Manuscripts: Qur’ans

MAHS-MDV-HAF-IVD-S-001-O-0029

One of thirty volumes of a complete Qur’an text kept at the Hirigalu Miskiyy in Ihavandhoo (Haa Alif). They are stored in a wooden box (HAF-IVD-1-SO1) with removable lid and brass lock (no longer functional, and the key has been lost). The interior of the box is divided into three sections. Each section houses 10 sections (Ar. juz’/ajza’) of a Qurʾān MS, complete in 30 sections according to a traditional liturgical division. Most of the pages are slightly bent or frayed along the edges with tell-tale stains of use by readers in the corners where pages would be held when turning. The bottom left corner of the verso of each page is marked with a diagonally written catch-word for the recto of the page that follows. Verses (Ar. ayat) are separated by simple black circles filled in with red ink.
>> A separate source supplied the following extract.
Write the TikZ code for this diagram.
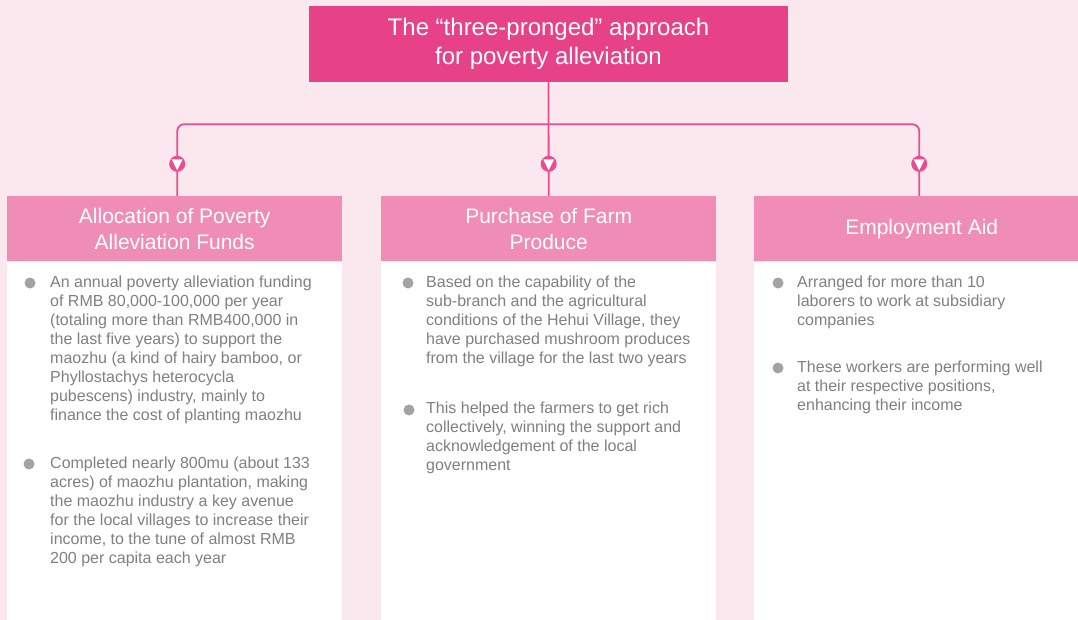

Red is also used for the numbering (written out in full words) of each juz’ on the first page of Qurʾānic text in each volume, indications of quarter and half juz’ divisions, and for reading marks throughout. The first page of each volume notes the initial word of Qurʾānic text appearing in that volume in black ink. Black ink is used for the main text of the Qurʾān, and for marginal corrections to scribal errors across a number of the volumes. A note in Dhivehi (mixed with Arabic) on the first page of each volume records that Ibrāhīm Musa of Ihavandhoo bestowed this 30-volume Qurʾān as a waqf to be read in the Maa Miskiyy of Ihavandhoo, and that the texts are entrusted to the care to Usman Kali (Uthman Qadi).